SET EXERCISE: Go through the material and write it all out exactly, minus the pictures.

_ _ _ _ _

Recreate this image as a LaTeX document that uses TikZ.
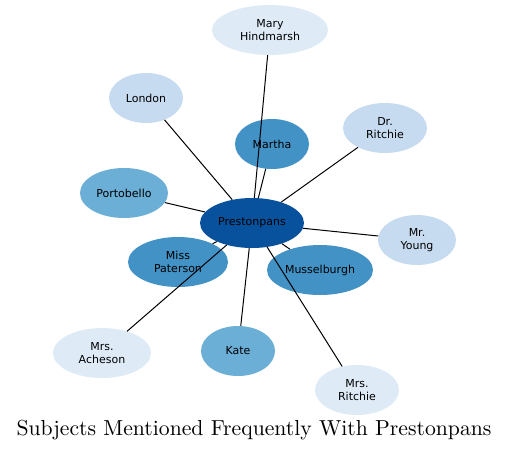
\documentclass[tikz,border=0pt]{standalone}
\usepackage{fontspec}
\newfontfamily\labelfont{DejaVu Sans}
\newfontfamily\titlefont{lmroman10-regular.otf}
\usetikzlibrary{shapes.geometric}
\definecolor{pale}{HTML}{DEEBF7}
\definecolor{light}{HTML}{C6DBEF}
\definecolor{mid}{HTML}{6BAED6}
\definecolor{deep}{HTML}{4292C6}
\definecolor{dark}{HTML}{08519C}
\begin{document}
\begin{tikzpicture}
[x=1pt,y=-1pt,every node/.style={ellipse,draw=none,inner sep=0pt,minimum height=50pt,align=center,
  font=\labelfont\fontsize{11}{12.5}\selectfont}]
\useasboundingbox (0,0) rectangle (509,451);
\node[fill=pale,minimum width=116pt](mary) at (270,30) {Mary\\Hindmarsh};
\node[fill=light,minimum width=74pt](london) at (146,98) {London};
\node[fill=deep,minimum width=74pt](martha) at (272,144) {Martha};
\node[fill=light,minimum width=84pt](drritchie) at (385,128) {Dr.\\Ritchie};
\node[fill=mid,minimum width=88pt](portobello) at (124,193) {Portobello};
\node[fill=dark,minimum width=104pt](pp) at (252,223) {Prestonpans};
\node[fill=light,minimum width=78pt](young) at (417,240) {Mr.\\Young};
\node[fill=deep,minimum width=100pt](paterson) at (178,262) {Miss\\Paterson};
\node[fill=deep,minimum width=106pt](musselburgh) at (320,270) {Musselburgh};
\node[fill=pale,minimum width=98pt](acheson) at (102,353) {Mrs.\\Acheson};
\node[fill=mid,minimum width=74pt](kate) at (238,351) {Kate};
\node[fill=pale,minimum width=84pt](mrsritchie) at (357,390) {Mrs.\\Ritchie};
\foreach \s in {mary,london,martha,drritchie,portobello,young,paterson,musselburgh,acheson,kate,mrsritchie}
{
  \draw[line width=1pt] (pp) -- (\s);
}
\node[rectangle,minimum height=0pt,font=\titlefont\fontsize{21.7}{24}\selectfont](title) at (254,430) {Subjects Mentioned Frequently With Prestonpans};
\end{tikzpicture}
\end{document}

_ _ _ _ _

THE RESPONSE:
Recreate this image as a LaTeX document that uses TikZ.
\documentclass[tikz,border=0pt]{standalone}
\usepackage{fontspec}
\newfontfamily\labelfont{DejaVu Sans}
\newfontfamily\titlefont{lmroman10-regular.otf}
\usetikzlibrary{shapes.geometric}
\definecolor{pale}{HTML}{DEEBF7}
\definecolor{light}{HTML}{C6DBEF}
\definecolor{mid}{HTML}{6BAED6}
\definecolor{deep}{HTML}{4292C6}
\definecolor{dark}{HTML}{08519C}
\begin{document}
\begin{tikzpicture}
[x=1pt,y=-1pt,every node/.style={ellipse,draw=none,inner sep=0pt,minimum height=50pt,align=center,
  font=\labelfont\fontsize{11}{12.5}\selectfont}]
\useasboundingbox (0,0) rectangle (509,451);
\node[fill=pale,minimum width=116pt](mary) at (270,30) {Mary\\Hindmarsh};
\node[fill=light,minimum width=74pt](london) at (146,98) {London};
\node[fill=deep,minimum width=74pt](martha) at (272,144) {Martha};
\node[fill=light,minimum width=84pt](drritchie) at (385,128) {Dr.\\Ritchie};
\node[fill=mid,minimum width=88pt](portobello) at (124,193) {Portobello};
\node[fill=dark,minimum width=104pt](pp) at (252,223) {Prestonpans};
\node[fill=light,minimum width=78pt](young) at (417,240) {Mr.\\Young};
\node[fill=deep,minimum width=100pt](paterson) at (178,262) {Miss\\Paterson};
\node[fill=deep,minimum width=106pt](musselburgh) at (320,270) {Musselburgh};
\node[fill=pale,minimum width=98pt](acheson) at (102,353) {Mrs.\\Acheson};
\node[fill=mid,minimum width=74pt](kate) at (238,351) {Kate};
\node[fill=pale,minimum width=84pt](mrsritchie) at (357,390) {Mrs.\\Ritchie};
\foreach \s in {mary,london,martha,drritchie,portobello,young,paterson,musselburgh,acheson,kate,mrsritchie}
{
  \draw[line width=1pt] (pp) -- (\s);
}
\node[rectangle,minimum height=0pt,font=\titlefont\fontsize{21.7}{24}\selectfont](title) at (254,430) {Subjects Mentioned Frequently With Prestonpans};
\end{tikzpicture}
\end{document}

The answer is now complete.